The Magic Toy Shop

From a Teacher’s Perspective….

Diana Harris

I would not talk. I would not look at people. I would hide behind my mother. I would never volunteer answers in class, but if you put me in a dance studio, I would fight my way to the front and I would dance, and if you put me on a stage, I would perform…

I am not sure how my life might have turned out had my mother not registered me for dance classes when I was 3 years old. She knew I was too attached to her and needed to find a way “out of my shell”.  She registered me, and I danced, and I crawled out of that shell, and now I cannot seem to stop expressing who I am on so many levels.
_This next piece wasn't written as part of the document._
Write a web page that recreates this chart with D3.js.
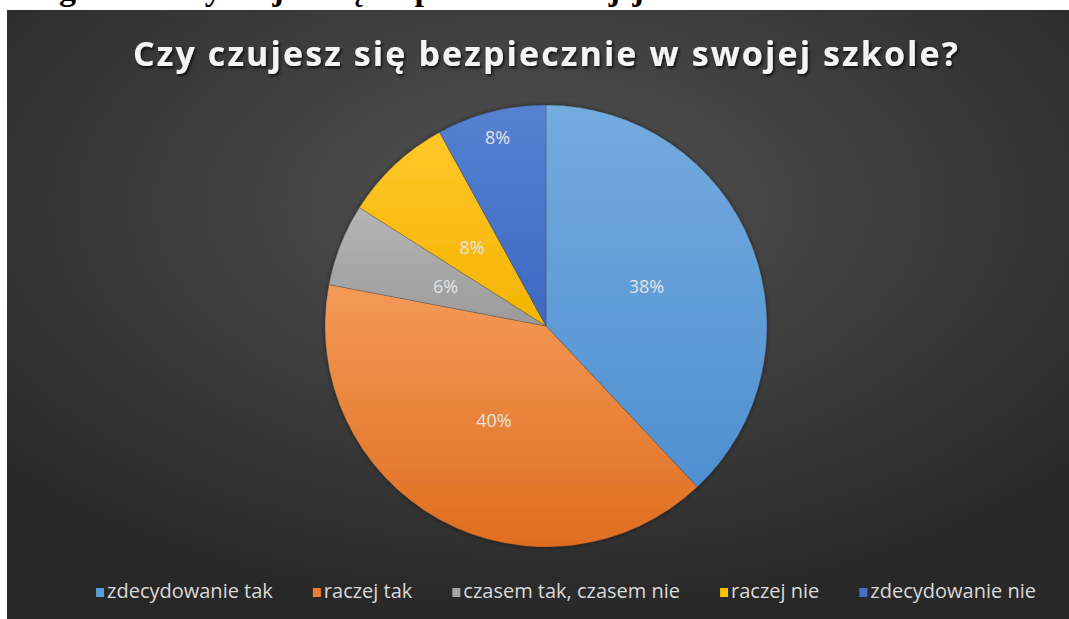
<!DOCTYPE html>
<html>
<head>
<meta charset="utf-8">
<script src="https://cdn.jsdelivr.net/npm/d3@7/dist/d3.min.js"></script>
<style>
  body { margin: 0; background: #fff; }
  svg { display: block; }
</style>
</head>
<body>
<svg id="chart"></svg>
<script>
// chart data
const categories = ["zdecydowanie tak", "raczej tak", "czasem tak, czasem nie", "raczej nie", "zdecydowanie nie"];
const values = [38, 40, 6, 8, 8];
const chartTitle = "Czy czujesz się bezpiecznie w swojej szkole?";
const captionText = "Diagram 1. Czy czujesz się bezpiecznie w swojej szkole?";

// slice colours (top / bottom of each slice gradient)
const colorsTop = ["#74abde", "#f39a58", "#b5b5b5", "#ffc72a", "#5582d0"];
const colorsBottom = ["#4f8fd1", "#df6d1f", "#9b9b9b", "#f4b400", "#3c68c2"];
const legendColors = ["#5b9bd5", "#ed7d31", "#a5a5a5", "#ffc000", "#4472c4"];

const width = 1069, height = 619;
const svg = d3.select('#chart').attr('width', width).attr('height', height);
const defs = svg.append('defs');

// background gradient
const bg = defs.append('radialGradient').attr('id', 'bg')
  .attr('cx', '50%').attr('cy', '32%').attr('r', '68%');
bg.append('stop').attr('offset', '0%').attr('stop-color', '#525252');
bg.append('stop').attr('offset', '100%').attr('stop-color', '#282828');

// title shadow
const shadow = defs.append('filter').attr('id', 'shadow')
  .attr('x', '-5%').attr('y', '-30%').attr('width', '110%').attr('height', '160%');
shadow.append('feDropShadow').attr('dx', 1.5).attr('dy', 2).attr('stdDeviation', 1.6)
  .attr('flood-color', '#000').attr('flood-opacity', 0.75);

const pieShadow = defs.append('filter').attr('id', 'pieShadow')
  .attr('x', '-10%').attr('y', '-10%').attr('width', '120%').attr('height', '120%');
pieShadow.append('feDropShadow').attr('dx', 0).attr('dy', 0).attr('stdDeviation', 2)
  .attr('flood-color', '#000').attr('flood-opacity', 0.5);

values.forEach((v, i) => {
  const g = defs.append('linearGradient').attr('id', 'slice' + i)
    .attr('x1', 0).attr('y1', 0).attr('x2', 0).attr('y2', 1);
  g.append('stop').attr('offset', '0%').attr('stop-color', colorsTop[i]);
  g.append('stop').attr('offset', '100%').attr('stop-color', colorsBottom[i]);
});

// caption line above the chart; only its descenders show above the chart, as in the scan
svg.append('text')
  .attr('x', 12).attr('y', 0)
  .attr('font-family', '"Liberation Serif", "DejaVu Serif", serif')
  .attr('font-weight', 'bold')
  .attr('font-size', 34)
  .attr('textLength', 735)
  .attr('lengthAdjust', 'spacing')
  .attr('fill', '#000')
  .text(captionText);

// chart area
svg.append('rect')
  .attr('x', 7).attr('y', 10)
  .attr('width', width - 7).attr('height', height - 10)
  .attr('fill', 'url(#bg)');

// title
svg.append('text')
  .attr('x', 133).attr('y', 66)
  .attr('font-family', '"Open Sans", "Noto Sans", sans-serif')
  .attr('font-weight', 'bold')
  .attr('font-size', 34)
  .attr('textLength', 825)
  .attr('lengthAdjust', 'spacing')
  .attr('fill', '#f4f4f4')
  .attr('filter', 'url(#shadow)')
  .text(chartTitle);

// pie
const cx = 546, cy = 326, radius = 221;
const pie = d3.pie().sort(null).value(d => d);
const arcs = pie(values);
const arc = d3.arc().innerRadius(0).outerRadius(radius);

const pieG = svg.append('g').attr('transform', `translate(${cx},${cy})`);

pieG.append('g').attr('filter', 'url(#pieShadow)')
  .selectAll('path')
  .data(arcs)
  .enter()
  .append('path')
  .attr('d', arc)
  .attr('fill', (d, i) => `url(#slice${i})`)
  .attr('stroke', 'rgba(60,60,60,0.35)')
  .attr('stroke-width', 0.8);

// percentage labels; the last (small top) slice gets its label near the rim
const total = d3.sum(values);
pieG.selectAll('text.pct')
  .data(arcs)
  .enter()
  .append('text')
  .attr('class', 'pct')
  .attr('transform', (d, i) => {
    const r = i === arcs.length - 1 ? 195 : 108;
    const a = (d.startAngle + d.endAngle) / 2;
    return `translate(${Math.sin(a) * r},${-Math.cos(a) * r})`;
  })
  .attr('text-anchor', 'middle')
  .attr('dy', '0.36em')
  .attr('font-family', '"Open Sans", "Noto Sans", sans-serif')
  .attr('font-size', 18)
  .attr('fill', '#e2e2e2')
  .text(d => Math.round(d.value / total * 100) + '%');

// legend
const legend = svg.append('g').attr('font-family', '"Open Sans", "Noto Sans", sans-serif')
  .attr('font-size', 20).attr('fill', '#d9d9d9');
const items = legend.selectAll('g')
  .data(categories)
  .enter()
  .append('g');

items.append('rect')
  .attr('width', 8).attr('height', 9)
  .attr('y', -10)
  .attr('fill', (d, i) => legendColors[i]);

items.append('text')
  .attr('x', 11)
  .attr('y', 0)
  .text(d => d);

// lay the legend items out in a row, centred
const itemGap = 40;
let xPos = 0;
const offsets = [];
items.each(function () {
  const w = this.querySelector('text').getComputedTextLength() + 11;
  offsets.push(xPos);
  xPos += w + itemGap;
});
const legendWidth = xPos - itemGap;
const legendX = 566 - legendWidth / 2;
items.attr('transform', (d, i) => `translate(${legendX + offsets[i]},598)`);
</script>
</body>
</html>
My students laugh when I tell this story, and I am quite certain it is because they cannot imagine me being silent for any length of time. They cannot imagine me withdrawing from a conversation if I disagree with what is being said, and they cannot imagine a time when I was not willing to “put myself out there”.

Dance has been my voice and my confidence builder since I began classes at 3. I danced competitively for 15 years. I have studied ballet, jazz, tap and modern. I took a break in 7th grade so I couldDiana4 see what it was like to be a “normal kid” who did not have to always be in class or rehearsal , and I found I did not like my life very much without dance.

I have had my moments….times when I felt I would never get any better, times when I did not get parts that I wanted, times when I was told my choreography was boring and lacked any artistic merit.

But then, I had other moments, too…times when I heard a teacher talk about how all dancers hit a slump during adolescence and it was normal, times when my parents pushed me to try again, and a time when a director believed in me, took a chance on me, and asked me to choreograph my first musical, Anything Goes, as a senior in high school.

I began college as a dance therapy major and was positive I would follow that career path. My professors encouraged me to explore dance education because they realized something about me that I had yet to see – dance education is where I belong. Since then I have pursued a master’s degree in Exercise Science and have combined my degrees to teach dancers how to be healthy.

I have had the opportunity to teach dancers in the studio; reach out to students, who might never have even tried dance, through my outreach programs; and to create dancers out of people who simply thought they were going to have to sing when they auditioned for a musical. I have been blessed with the opportunities to watch all of my students become dancers, watch some of them move on to pursue careers in dance like performing and teaching, and to get to play a role in their lives for a short period of time.

Dance helped me find my voice, and everyone deserves the opportunity to see how dance can become that voice, if even for a brief moment in time, so I became a dance educator.